Однако в раздробленном тексте были бы итоги мысли, а не мысль в ее живом виде: мысль эта рождается именно из сцепления, связи жизненных фактов, как осмысленное отражение этих фактов и этих связей, раскрытие глубокой, нравственной противоречивости этих фактов, обнаружение внутренней фальши одновременно и личности Наполеона и того социально-исторического процесса, которого он составляет частицу»[147].
Многому учит всякого внимательного литератора классическая русская проза. И в частности, пониманию бесчисленного разнообразия художественных задач и тех элементов формы, которые именуются «язык» и «стиль».

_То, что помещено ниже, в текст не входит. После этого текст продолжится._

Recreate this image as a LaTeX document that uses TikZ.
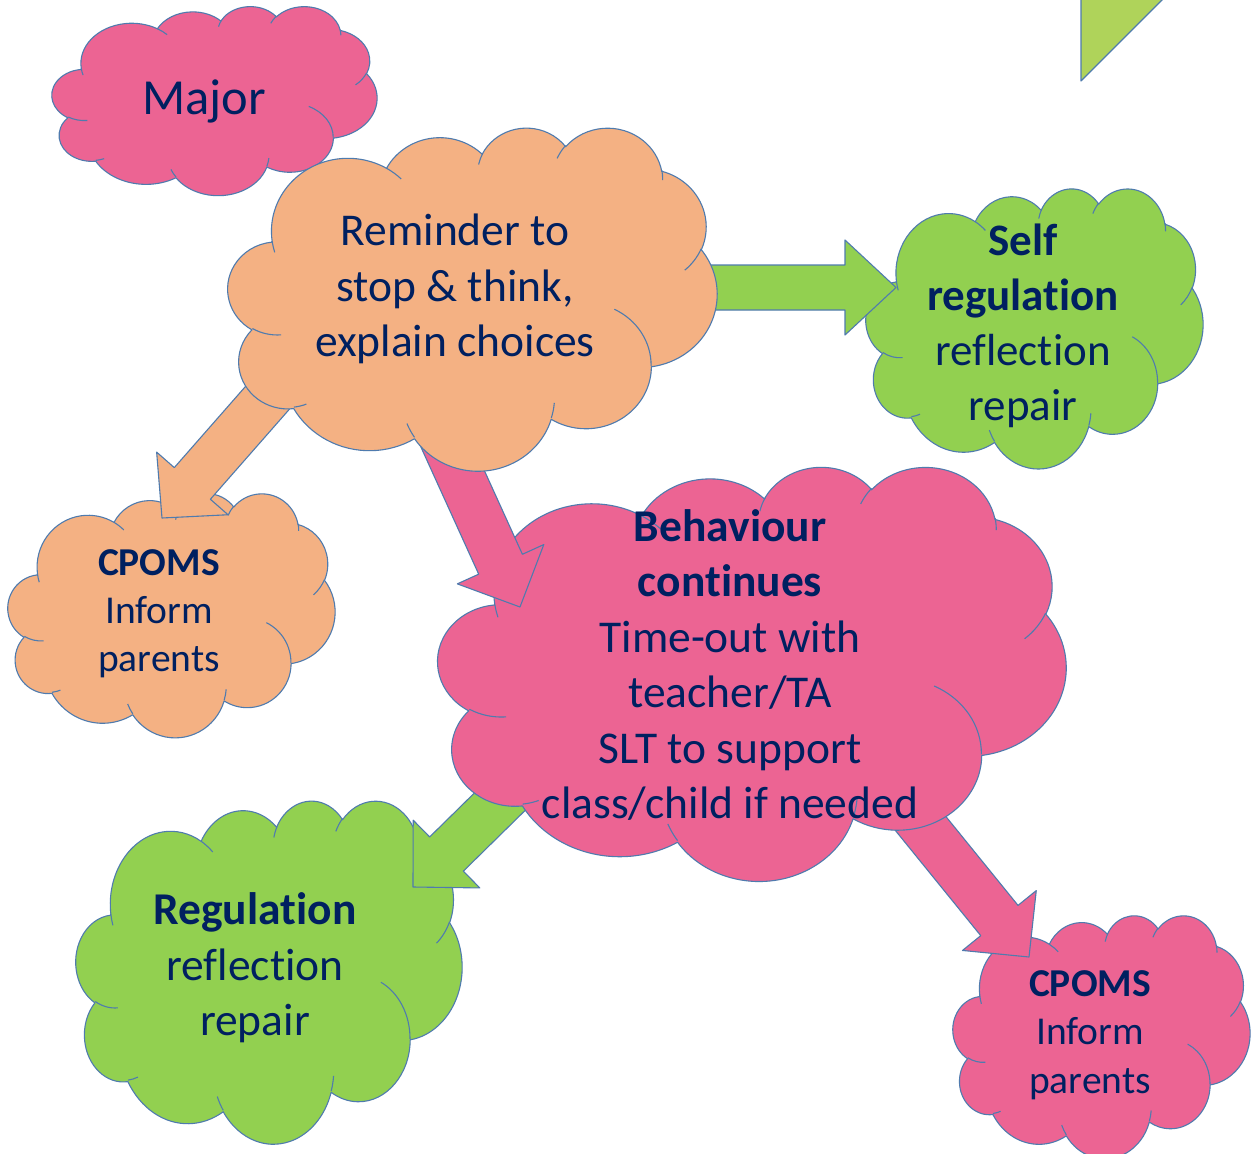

Языку и стилю произведений Пушкина, Гоголя, Чехова, Толстого, Лермонтова посвящены горы книг. Их язык и стиль исследованы всесторонне, с самых разных точек зрения. Изучаются синтаксис, лексика, фонетика, ритмика стихов и прозы гениальных писателей. Существует даже особое исследование на тему: «Об одной фамилии у Льва Толстого»[148]. О языке же и стиле той повести, которая лежит сейчас на столе у редактора и которую ему предстоит «править», не написано еще ничего, кроме нескольких небрежных фраз в двух рецензиях. Повесть эта – новая страна; досконально исследовать ее призван редактор. И прежде чем он произведет это исследование, прежде чем он вникнет, войдет, вчувствуется в мир, созданный писателем, примет себе в душу идейно-художественный замысел автора и задачу каждой главы, каждого куска, находящегося в полной зависимости от этого замысла, прежде чем отдаст себе отчет в индивидуальных особенностях стиля писателя – известного или неизвестного, начинающего или зрелого, это все равно, – всякие попытки «улучшить» язык, «выправить» стиль обречены на провал.